The use of stored procedures over time, however, can have significant drawbacks.  Stored procedures are highly procedural, and creating unit tests can be extremely problematic, if not impossible, because of the difficulty of separating concerns.  Dependency injection is almost impossible, although some niche products exist to assist with this problem.  More importantly, the use of stored procedures inhibits application scalability.

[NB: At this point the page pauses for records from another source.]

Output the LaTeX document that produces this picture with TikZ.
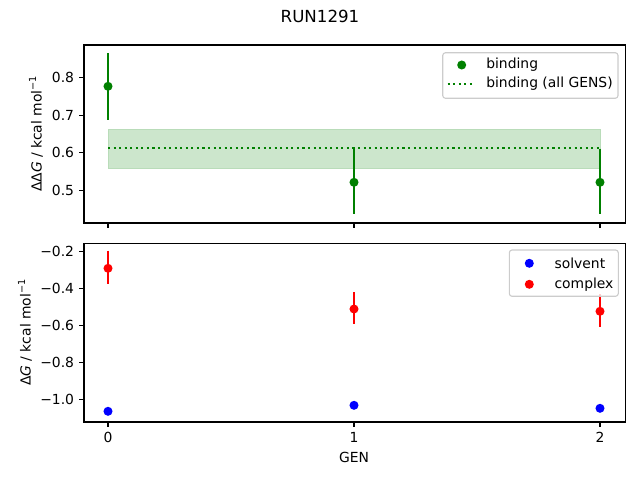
\documentclass[tikz,border=0pt]{standalone}
\usepackage{fontspec}
\setmainfont{DejaVu Sans}
\definecolor{mgreen}{RGB}{0,128,0}
\definecolor{bandfill}{RGB}{204,230,204}
\definecolor{bandedge}{RGB}{185,220,185}
\definecolor{legedge}{RGB}{204,204,204}
\definecolor{mred}{RGB}{255,0,0}
\definecolor{mblue}{RGB}{0,0,255}
\tikzset{
  spine/.style={line width=0.8pt, black},
  tickln/.style={line width=0.8pt, black},
  ticklab/.style={font=\fontsize{10}{12}\selectfont, inner sep=0pt},
  ebar/.style={line width=1.5pt},
  dotmark/.style={circle, inner sep=0pt, minimum size=6.5pt},
  legbox/.style={draw=legedge, fill=white, fill opacity=0.8, rounded corners=2pt, line width=0.8pt},
  legtxt/.style={font=\fontsize{10}{12}\selectfont, anchor=west, inner sep=0pt},
  dotline/.style={line width=1.5pt, dash pattern=on 1.5pt off 2.5pt}
}
\newcommand{\minusone}{\raisebox{0.75ex}{\fontsize{7}{8}\selectfont −1}}
\begin{document}
\begin{tikzpicture}[x=0.72pt,y=-0.72pt]
\useasboundingbox (0,0) rectangle (640,480);
% title
\node[font=\fontsize{12}{14}\selectfont] (title) at (320,16) {RUN1291};

% ===== top panel =====
\fill[bandfill, draw=bandedge, line width=0.6pt] (108,129.3) rectangle (600,168.3);
\coordinate (dl0) at (108,147.7);
\coordinate (dl1) at (600,147.7);
\draw[mgreen, dotline] (dl0) -- (dl1);
% error bars
\coordinate (b0t) at (108,53); \coordinate (b0b) at (108,120);
\coordinate (b1t) at (354,147.7); \coordinate (b1b) at (354,214.3);
\coordinate (b2t) at (600,148.7); \coordinate (b2b) at (600,213.7);
\draw[mgreen, ebar] (b0t) -- (b0b);
\draw[mgreen, ebar] (b1t) -- (b1b);
\draw[mgreen, ebar] (b2t) -- (b2b);
\node[dotmark, fill=mgreen] (b0) at (108,86.3) {};
\node[dotmark, fill=mgreen] (b1) at (354,182.3) {};
\node[dotmark, fill=mgreen] (b2) at (600,182.3) {};
% spines
\draw[spine] (84,45) rectangle (625.3,223);
% y ticks
\foreach \v/\y in {0.8/77.3,0.7/115.3,0.6/152.7,0.5/190.3}{
  \draw[tickln] (84,\y) -- (79.1,\y);
  \node[ticklab, anchor=east] at (74.3,\y) {\v};
}
% x ticks (no labels)
\foreach \x in {108,354,600}{
  \draw[tickln] (\x,223) -- (\x,227.9);
}
\node[rotate=90, font=\fontsize{10}{12}\selectfont] (ylab1) at (36,134) {ΔΔ\textit{G} / kcal mol\minusone};
% legend top
\draw[legbox] (442.7,52.7) rectangle (618,98.3);
\node[dotmark, fill=mgreen] (lb) at (461.7,65) {};
\node[legtxt] (lbt) at (486,65) {binding};
\coordinate (ld0) at (447.7,83.7);
\coordinate (ld1) at (474.3,83.7);
\draw[mgreen, dotline] (ld0) -- (ld1);
\node[legtxt] (ldt) at (486,83.7) {binding (all GENS)};

% ===== bottom panel =====
\coordinate (c0t) at (108,250.7); \coordinate (c0b) at (108,283.7);
\coordinate (c1t) at (354,292); \coordinate (c1b) at (354,324.3);
\coordinate (c2t) at (600,294); \coordinate (c2b) at (600,326.7);
\draw[mred, ebar] (c0t) -- (c0b);
\draw[mred, ebar] (c1t) -- (c1b);
\draw[mred, ebar] (c2t) -- (c2b);
\node[dotmark, fill=mblue] (s0) at (108,411.3) {};
\node[dotmark, fill=mblue] (s1) at (354,405.3) {};
\node[dotmark, fill=mblue] (s2) at (600,408.3) {};
\node[dotmark, fill=mred] (c0) at (108,268.3) {};
\node[dotmark, fill=mred] (c1) at (354,309) {};
\node[dotmark, fill=mred] (c2) at (600,311.3) {};
\draw[spine] (84,243.3) rectangle (625.3,422);
\foreach \v/\y in {−0.2/251.7,−0.4/288.3,−0.6/325.3,−0.8/362.7,−1.0/399.7}{
  \draw[tickln] (84,\y) -- (79.1,\y);
  \node[ticklab, anchor=east] at (74.3,\y) {\v};
}
\foreach \x/\l in {108/0,354/1,600/2}{
  \draw[tickln] (\x,422) -- (\x,426.9);
  \node[ticklab, anchor=north] at (\x,431.7) {\l};
}
\node[font=\fontsize{10}{12}\selectfont] (xlab) at (354,457.3) {GEN};
\node[rotate=90, font=\fontsize{10}{12}\selectfont] (ylab2) at (25,332.7) {Δ\textit{G} / kcal mol\minusone};
% legend bottom
\draw[legbox] (509.3,250) rectangle (618.3,296.3);
\node[dotmark, fill=mblue] (ls) at (529.3,263.3) {};
\node[legtxt] (lst) at (554.3,263.3) {solvent};
\node[dotmark, fill=mred] (lc) at (529.3,284.3) {};
\node[legtxt] (lct) at (554.3,284.3) {complex};
\end{tikzpicture}
\end{document}
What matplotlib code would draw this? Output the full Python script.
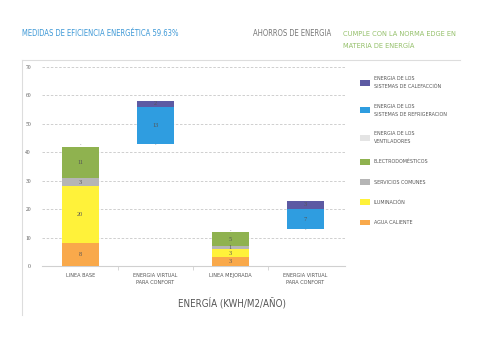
import numpy as np
import matplotlib
matplotlib.use('Agg')
import matplotlib.pyplot as plt
from matplotlib.patches import Patch
from matplotlib import font_manager

# chart data
categories = ['LINEA BASE', 'ENERGIA VIRTUAL\nPARA CONFORT', 'LINEA MEJORADA', 'ENERGIA VIRTUAL\nPARA CONFORT']
base_offset = [0, 43, 0, 13]
agua_caliente = [8, 0, 3, 0]
iluminacion = [20, 0, 3, 0]
servicios_comunes = [3, 0, 1, 0]
electrodomesticos = [11, 0, 5, 0]
ventiladores = [0, 0, 0, 0]
refrigeracion = [0, 13, 0, 7]
calefaccion = [0, 2, 0, 3]

series_names = ['AGUA CALIENTE', 'ILUMINACIÓN', 'SERVICIOS COMUNES', 'ELECTRODOMÉSTICOS',
                'ENERGIA DE LOS\nVENTILADORES', 'ENERGIA DE LOS\nSISTEMAS DE REFRIGERACION',
                'ENERGIA DE LOS\nSISTEMAS DE CALEFACCIÓN']
series_values = [agua_caliente, iluminacion, servicios_comunes, electrodomesticos,
                 ventiladores, refrigeracion, calefaccion]
series_colors = ['#f9a94b', '#fff23a', '#b5b5b5', '#8fb24f', '#e4e4e4', '#2f9de0', '#5d5aa3']

# pick a regular-weight condensed face if one is installed
cond = [f for f in font_manager.fontManager.ttflist
        if ('ondensed' in f.fname or 'arrow' in f.fname)
        and 'Bold' not in f.fname and 'Italic' not in f.fname and 'Semi' not in f.fname
        and 'Light' not in f.fname and 'Medium' not in f.fname and 'Black' not in f.fname
        and 'Thin' not in f.fname and 'Extra' not in f.fname and 'Oblique' not in f.fname]
cond.sort(key=lambda f: (f.weight != 400 and f.weight != 'normal', f.fname))
narrow_file = cond[0].fname if cond else None


def nprop(size):
    if narrow_file:
        return font_manager.FontProperties(fname=narrow_file, size=size)
    return font_manager.FontProperties(family='DejaVu Sans', size=size)


serif = ['Liberation Serif', 'DejaVu Serif']

fig = plt.figure(figsize=(4.8, 3.39), dpi=100)
ax = fig.add_axes([0.0875, 0.2153, 0.6313, 0.587])

x = np.arange(len(categories))
bottom = np.array(base_offset, dtype=float)
for name, vals, col in zip(series_names, series_values, series_colors):
    vals = np.array(vals, dtype=float)
    ax.bar(x, vals, 0.5, bottom=bottom, color=col, zorder=3)
    for i, v in enumerate(vals):
        is_base = base_offset[i] == 0
        if v > 0:
            ax.text(x[i], bottom[i] + v / 2, f'{int(v)}', ha='center', va='center',
                    fontsize=4.5, family=serif, color='#555555', zorder=4)
        elif name.endswith('VENTILADORES'):
            ax.text(x[i], bottom[i] + (0.3 if is_base else -0.6), '-', ha='center', va='center',
                    fontsize=3, family=serif, color='#555555', zorder=4)
    bottom += vals

ax.set_xlim(-0.51, 3.53)
ax.set_ylim(0, 70)
ax.set_yticks(range(0, 71, 10))
ax.yaxis.grid(True, linestyle=(0, (3, 2)), color='#c8c8c8', linewidth=0.6, zorder=0)
for s in ['top', 'right', 'left']:
    ax.spines[s].set_visible(False)
ax.spines['bottom'].set_color('#d0d0d0')
ax.spines['bottom'].set_linewidth(0.8)
ax.tick_params(axis='y', length=0, labelsize=4, labelcolor='#555555', pad=8)
for lbl in ax.get_yticklabels():
    lbl.set_family(serif)
ax.set_xticks(x)
ax.set_xticklabels(categories, fontproperties=nprop(4), color='#555555', linespacing=1.5)
ax.set_xticks(x[:-1] + 0.5, minor=True)
ax.tick_params(axis='x', which='major', length=0, pad=5)
ax.tick_params(axis='x', which='minor', length=3, color='#d0d0d0', width=0.6)
fig.text(0.483, 0.108, 'ENERGÍA (KWH/M2/AÑO)', fontproperties=nprop(7.0), color='#555555',
         ha='center', va='center')

handles = [Patch(facecolor=c, edgecolor='none') for c in series_colors][::-1]
leg = fig.legend(handles, series_names[::-1], loc='upper left', bbox_to_anchor=(0.745, 0.782),
                 frameon=False, prop=nprop(3.9), labelspacing=2.65,
                 handlelength=1.9, handleheight=1.3, handletextpad=0.7, borderaxespad=0)
for t in leg.get_texts():
    t.set_color('#555555')
    t.set_linespacing(1.8)

# frame lines around plot region
fig.add_artist(plt.Line2D([0.046, 0.958], [0.823, 0.823], color='#dddddd', linewidth=0.8))
fig.add_artist(plt.Line2D([0.046, 0.046], [0.07, 0.823], color='#dddddd', linewidth=0.8))

fig.text(0.046, 0.9, 'MEDIDAS DE EFICIENCIA ENERGÉTICA 59.63%', fontproperties=nprop(5.5),
         color='#3d98d6', va='center')
fig.text(0.527, 0.9, 'AHORROS DE ENERGIA', fontproperties=nprop(5.5),
         color='#777777', va='center')
fig.text(0.715, 0.9, 'CUMPLE CON LA NORMA EDGE EN', fontproperties=nprop(5.3),
         color='#94c06a', va='center')
fig.text(0.715, 0.865, 'MATERIA DE ENERGÍA', fontproperties=nprop(5.3),
         color='#94c06a', va='center')

fig.savefig('out.png', dpi=100, facecolor='white')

Storing business logic in the database implies that only the database can execute it, and it can be prohibitively expensive to vertically scale a database.  Vertical scaling involves upgrading the database server itself, usually by increasing ram, increasing hard disk space, or increasing the CPU.  In most business applications, these types of servers are typically high-end enterprise machines, where upgraded components can be extremely expensive, and server licensing costs can be astronomically high.  For example, it is not uncommon for databases to use RAID arrays, which provide for disk redundancy in case of drive failure.  For the purposes of reliable data storage, this is appropriate.  For performing many types of computations, however, there is an opportunity cost to using unnecessarily expense hardware to execute these tasks.  For cost reasons, it makes sense to offload computations onto cheaper servers that do not require expensive hardware or licensing.

 

Conventional approaches to application scalability mainly focus on horizontal scaling; distributing processing to multiple computers or virtual machines.  Unlike vertically scaling a database server, horizontal scaling has the added benefit of being able to use far less expensive, expendable machines.  In horizontal scaling, the failure of a single computer (node) in a cluster is acceptable, and damage can be easily mitigated.  It also has the added benefit of allowing for efficient parallel processing in some cases.  Unfortunately, this type of scaling is not possible with stored procedures.   

 

Stored procedures can become particularly problematic if they perform large number of computations, and therefore take a very long time to execute.  Long execution times can lead to database unavailability and performance issues, leaving less resources for the database to achieve its primary mission: storing and retrieving data.  Databases are expensive resources; a cost savings could be achieved by finding a way to “break up” these large procedures in such a way that cheaper servers could be used to perform computations.

 

Such an approach would not be trivial.  There is a cost to offloading data to another server to perform computations, even if the computers are collocated.  In some cases, such an approach might not be feasible if the amount of data involved in the calculation is extremely large; any benefit achieved would quickly erode due to network latency.  A technique (or tool) that could find an optimal way to decide the best approach to offloading calculations could achieve a number of goals:

 

1)      Increase code testability by moving key pieces of logic outside of the stored procedure.  We can measure improvements by examining unit test code coverage and cyclomatic complexity

2)      .Reduce the workload on the database by moving computations onto a different, less expensive server.  Improvements can be measured in

a)   overall computation time

b)   changes in database server CPU, memory, and disk performance

c)    Monitoring and measuring network latency, which will inevitably be introduced in this process

 

 

Note that this approach does not necessarily imply that the stored procedures themselves should be disposed of entirely; it’s possible that such an approach could simply combine smaller, faster executing stored procedures derived from the original, orchestrated by an external process.